# Converting Bottom Bunks To Large Sleeper....



## E-Z (Feb 24, 2012)

Hello outbackers!Love this site already, especially the mod forum! My wife and I just purchased our first TT (06' 28RSDS) as an early birthday present for our 10 month old daughter lol. We decided on the outback line for several different reasons but mostly because of the rear slide out which gives me a 34 footer when I only have to haul a 29 footer, love it! I was in the market for the model with the queen up front but didn't have a lot of luck, found one with the garage up front but was very pricey compared to the one we purchased. Anyway, has anyone converted the bottom two bunks into a larger bed? Water heater is under the driver side bunk so would like to leave all the bunks in place as well as the wardrobe as it looks as though it supports the two top bunks. I think I could fashion a platform and have a cushion made to fill the center space but if anyone else has done it I would love to see their design. 
Thanks, 
Will


----------



## Oregon_Camper (Sep 13, 2004)

Are you wanting to create a larger bed in the bunk house for your daughter or for you and your wife?

IMHO...I'd leave it as is for the child, as it will be a LONG time before she needs a larger bed. When that times comes around, you'll probably be in the market for another trailer, and then you might find one with all the options you want.

BTW...I removed the passenger side lower bunk on our previous 28RSS and it provided a LOT o f extra storage space. Was easy to put it back in place when I sold the trailer. Point being, if you do a mod like you are talking about, be sure you can "undo" it as potential buyers might not want it configured like you did.


----------



## E-Z (Feb 24, 2012)

Excellent point and I agree whatever I do it needs to be somewhat easy to undo and non-intrusive to the structure of the factory equipment. Really just trying to add a place another couple or my wife and I (depending on how comfortable lol) could sleep besides the dinette.


----------



## Oregon_Camper (Sep 13, 2004)

E-Z said:


> Excellent point and I agree whatever I do it needs to be somewhat easy to undo and non-intrusive to the structure of the factory equipment. Really just trying to add a place another couple or my wife and I (depending on how comfortable lol) could sleep besides the dinette.

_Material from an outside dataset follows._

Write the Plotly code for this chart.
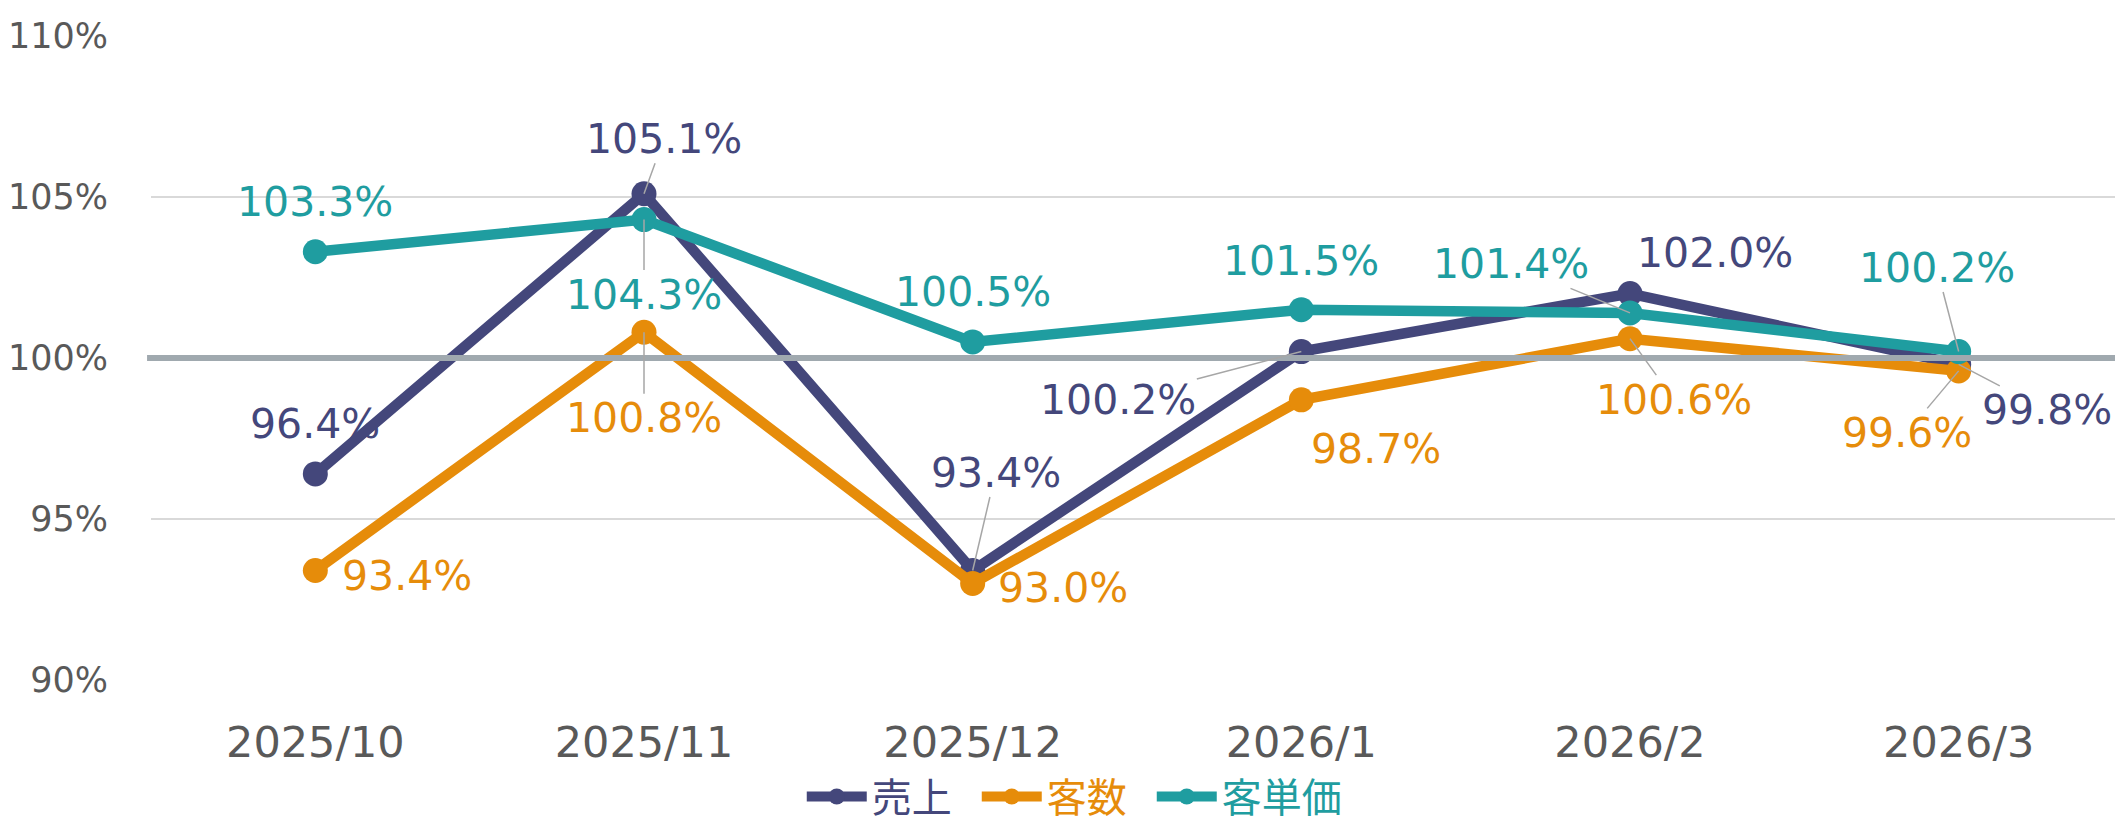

If this is simply for a few times, I'd just add some 3/4" plywood across the gap (maybe build a center footing and then add the sofa or dinette cousions....or get memory foam. This will build a bridge between the lower bunks and you'd have a huge bed (laying horizontal to trailer, not vertical)


----------



## E-Z (Feb 24, 2012)

That is exactly what I was considering, just curious if anyone else had already done something like this to get some input. I will see what I can come up with and post back with results, thanks OC.


----------



## Oregon_Camper (Sep 13, 2004)

Looking forward to some pictures when you get this done.

Here is a link to the mods on my 28RSS (version prior to your 28RSDS). Maybe you can find some other mod ideas from here to keep you going. I highly recommend the step to queen bed mod and the drawer from open space in cabinet mod.

http://home.comcast.net/~tannerjim1/trailer_mods.htm


----------



## 6incincy (Feb 3, 2008)

We have a 08 28RSDS
We took out the passenger bottom bunk. We now have dual top bunks, driverside bottom bunk, and a full size bottom bunk that runs along the front. We have 5 kids, and this is the best way to fit them, and all their stuff. So basically, we took out the huge cabinet in the middle,built a smaller cubby accross the top, and have way more floor space, and sleeping space. Two kids share the full size bed, but it works well.


----------



## E-Z (Feb 24, 2012)

Very cool!! Looks like it was made that way! Definetely considering this design.... thanks for sharing.


----------